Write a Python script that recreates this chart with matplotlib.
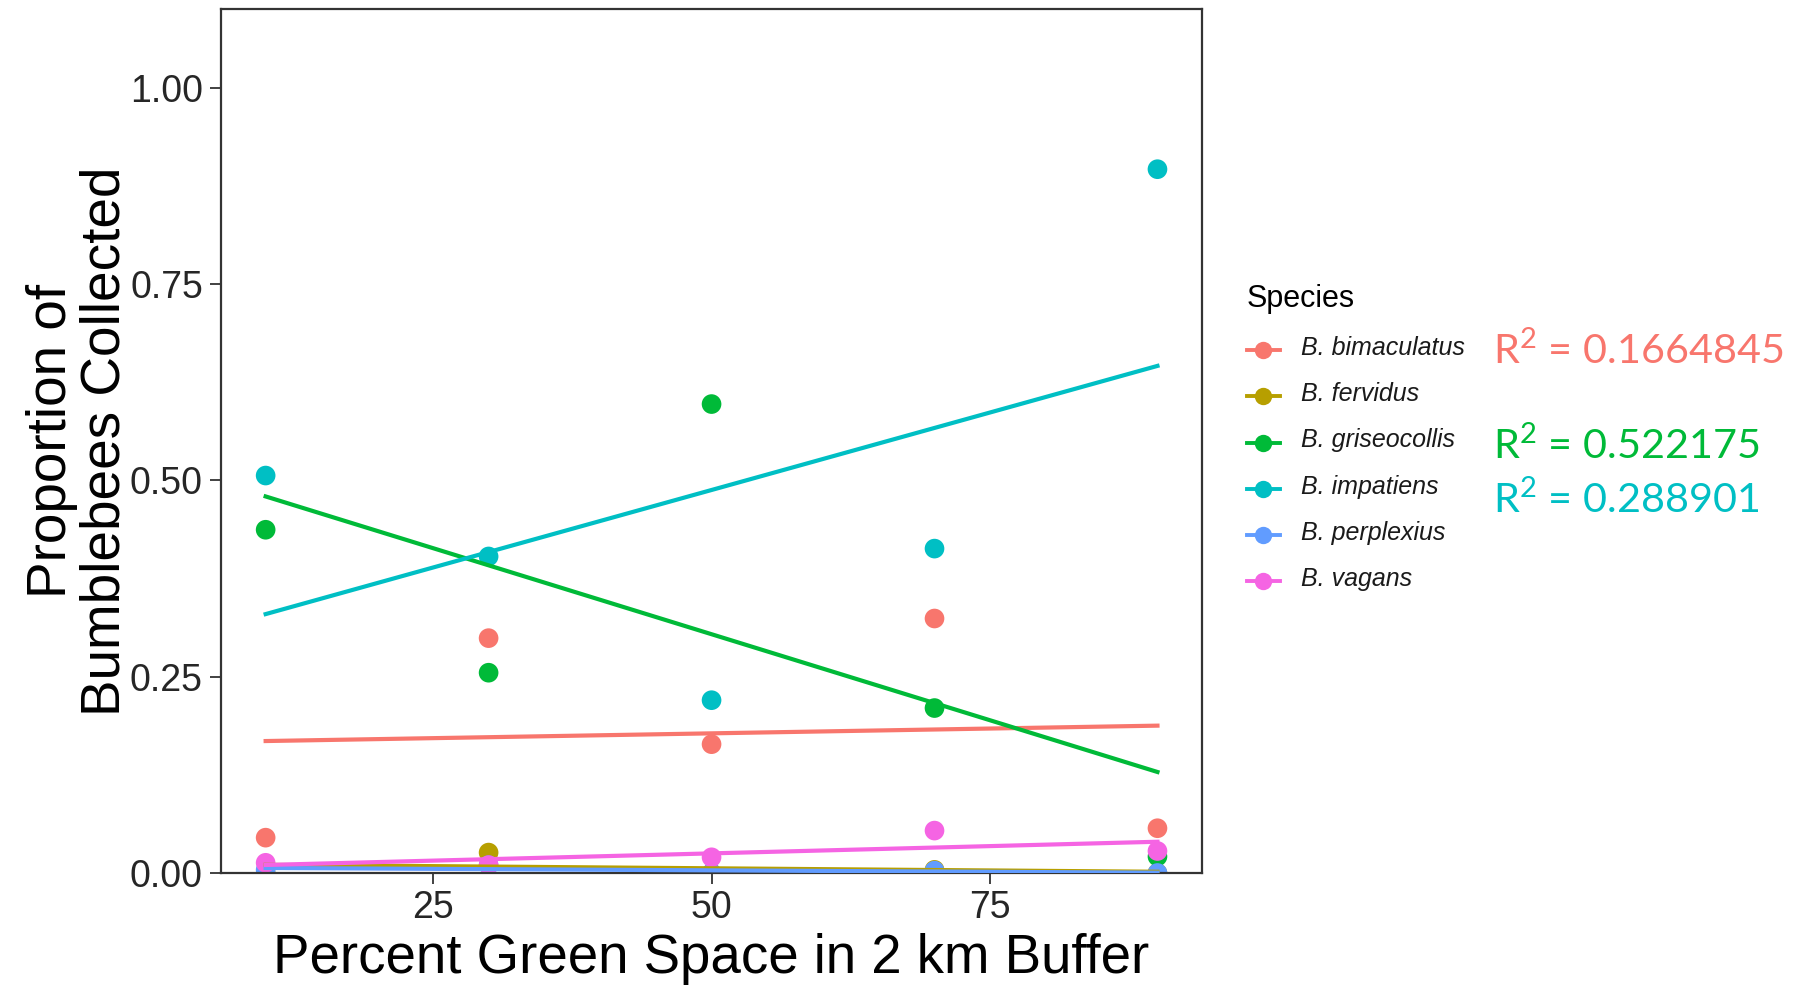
import numpy as np
import matplotlib.pyplot as plt
from matplotlib.lines import Line2D

plt.rcParams['font.family'] = ['Liberation Sans', 'DejaVu Sans']
plt.rcParams['mathtext.fontset'] = 'custom'
plt.rcParams['mathtext.rm'] = 'Lato'

# percent green space (x) and proportion of each species collected
green_space = [10, 30, 50, 70, 90]
species = ['B. bimaculatus', 'B. fervidus', 'B. griseocollis',
           'B. impatiens', 'B. perplexius', 'B. vagans']
bimaculatus = [0.045, 0.299, 0.164, 0.324, 0.057]
fervidus = [0.0, 0.026, 0.0, 0.004, 0.0]
griseocollis = [0.437, 0.255, 0.597, 0.210, 0.021]
impatiens = [0.506, 0.403, 0.220, 0.413, 0.896]
perplexius = [0.004, 0.010, 0.0, 0.003, 0.0]
vagans = [0.013, 0.010, 0.020, 0.054, 0.028]
colors = ['#F8766D', '#B79F00', '#00BA38', '#00BFC4', '#619CFF', '#F564E3']

r2_labels = ['0.1664845', '0.522175', '0.288901']
r2_colors = ['#F8766D', '#00BA38', '#00BFC4']

series = [bimaculatus, fervidus, griseocollis, impatiens, perplexius, vagans]

fig = plt.figure(figsize=(18.03, 9.85), dpi=100)
ax = fig.add_axes([0.1226, 0.1137, 0.5441, 0.8772])

x = np.array(green_space, dtype=float)
xs = np.linspace(x.min(), x.max(), 80)
for vals, col in zip(series, colors):
    ax.scatter(x, vals, s=200, color=col, edgecolors='none', zorder=2)
    # linear fit like geom_smooth(method = "lm"), values below the axis dropped
    slope, icpt = np.polyfit(x, vals, 1)
    ys = slope * xs + icpt
    ys = np.where(ys < 0, np.nan, ys)
    ax.plot(xs, ys, color=col, lw=3, zorder=3)

ax.set_xlim(6, 94)
ax.set_ylim(0, 1.1)
ax.set_xticks([25, 50, 75])
ax.set_yticks([0, 0.25, 0.5, 0.75, 1.0])
ax.set_yticklabels(['0.00', '0.25', '0.50', '0.75', '1.00'])
ax.tick_params(axis='both', labelsize=27, labelcolor='#262626', color='#333333',
               length=8, width=1.3)
ax.tick_params(axis='y', pad=5)
ax.tick_params(axis='x', pad=4)
for sp in ax.spines.values():
    sp.set_color('#333333')
    sp.set_linewidth(1.6)

ax.set_xlabel('Percent Green Space in 2 km Buffer', fontsize=39.3, labelpad=5)
ax.set_ylabel('Proportion of\nBumblebees Collected', fontsize=39.5, linespacing=1.05)
ax.yaxis.set_label_coords(-0.091, 0.5)

handles = [Line2D([0], [0], color=c, lw=2.8, marker='o', markersize=12.5,
                  markeredgewidth=0) for c in colors]
leg = ax.legend(handles, species, loc='upper left', bbox_to_anchor=(0.6916, 0.7115),
                bbox_transform=fig.transFigure, frameon=False, title='Species',
                title_fontsize=22, alignment='left', borderpad=0, borderaxespad=0,
                labelspacing=1.59, handlelength=2.35, handletextpad=1.55)
for t in leg.get_texts():
    t.set_fontsize(18)
    t.set_fontstyle('italic')
    t.set_color('#1a1a1a')

r2_y = [0.6300, 0.5340, 0.4792]
for lab, col, yy in zip(r2_labels, r2_colors, r2_y):
    fig.text(0.8283, yy, r'R$^{\mathrm{2}}$ = ' + lab, color=col, fontsize=29.8,
             family='Lato', va='baseline', ha='left')

fig.savefig('out.png', dpi=100)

WORK TO BE COMPLETED ▸ Extract the full listing above verbatim; pictures are to be left out of the copy.

THE OUTPUT ▸
Write a Python script that recreates this chart with matplotlib.
import numpy as np
import matplotlib.pyplot as plt
from matplotlib.lines import Line2D

plt.rcParams['font.family'] = ['Liberation Sans', 'DejaVu Sans']
plt.rcParams['mathtext.fontset'] = 'custom'
plt.rcParams['mathtext.rm'] = 'Lato'

# percent green space (x) and proportion of each species collected
green_space = [10, 30, 50, 70, 90]
species = ['B. bimaculatus', 'B. fervidus', 'B. griseocollis',
           'B. impatiens', 'B. perplexius', 'B. vagans']
bimaculatus = [0.045, 0.299, 0.164, 0.324, 0.057]
fervidus = [0.0, 0.026, 0.0, 0.004, 0.0]
griseocollis = [0.437, 0.255, 0.597, 0.210, 0.021]
impatiens = [0.506, 0.403, 0.220, 0.413, 0.896]
perplexius = [0.004, 0.010, 0.0, 0.003, 0.0]
vagans = [0.013, 0.010, 0.020, 0.054, 0.028]
colors = ['#F8766D', '#B79F00', '#00BA38', '#00BFC4', '#619CFF', '#F564E3']

r2_labels = ['0.1664845', '0.522175', '0.288901']
r2_colors = ['#F8766D', '#00BA38', '#00BFC4']

series = [bimaculatus, fervidus, griseocollis, impatiens, perplexius, vagans]

fig = plt.figure(figsize=(18.03, 9.85), dpi=100)
ax = fig.add_axes([0.1226, 0.1137, 0.5441, 0.8772])

x = np.array(green_space, dtype=float)
xs = np.linspace(x.min(), x.max(), 80)
for vals, col in zip(series, colors):
    ax.scatter(x, vals, s=200, color=col, edgecolors='none', zorder=2)
    # linear fit like geom_smooth(method = "lm"), values below the axis dropped
    slope, icpt = np.polyfit(x, vals, 1)
    ys = slope * xs + icpt
    ys = np.where(ys < 0, np.nan, ys)
    ax.plot(xs, ys, color=col, lw=3, zorder=3)

ax.set_xlim(6, 94)
ax.set_ylim(0, 1.1)
ax.set_xticks([25, 50, 75])
ax.set_yticks([0, 0.25, 0.5, 0.75, 1.0])
ax.set_yticklabels(['0.00', '0.25', '0.50', '0.75', '1.00'])
ax.tick_params(axis='both', labelsize=27, labelcolor='#262626', color='#333333',
               length=8, width=1.3)
ax.tick_params(axis='y', pad=5)
ax.tick_params(axis='x', pad=4)
for sp in ax.spines.values():
    sp.set_color('#333333')
    sp.set_linewidth(1.6)

ax.set_xlabel('Percent Green Space in 2 km Buffer', fontsize=39.3, labelpad=5)
ax.set_ylabel('Proportion of\nBumblebees Collected', fontsize=39.5, linespacing=1.05)
ax.yaxis.set_label_coords(-0.091, 0.5)

handles = [Line2D([0], [0], color=c, lw=2.8, marker='o', markersize=12.5,
                  markeredgewidth=0) for c in colors]
leg = ax.legend(handles, species, loc='upper left', bbox_to_anchor=(0.6916, 0.7115),
                bbox_transform=fig.transFigure, frameon=False, title='Species',
                title_fontsize=22, alignment='left', borderpad=0, borderaxespad=0,
                labelspacing=1.59, handlelength=2.35, handletextpad=1.55)
for t in leg.get_texts():
    t.set_fontsize(18)
    t.set_fontstyle('italic')
    t.set_color('#1a1a1a')

r2_y = [0.6300, 0.5340, 0.4792]
for lab, col, yy in zip(r2_labels, r2_colors, r2_y):
    fig.text(0.8283, yy, r'R$^{\mathrm{2}}$ = ' + lab, color=col, fontsize=29.8,
             family='Lato', va='baseline', ha='left')

fig.savefig('out.png', dpi=100)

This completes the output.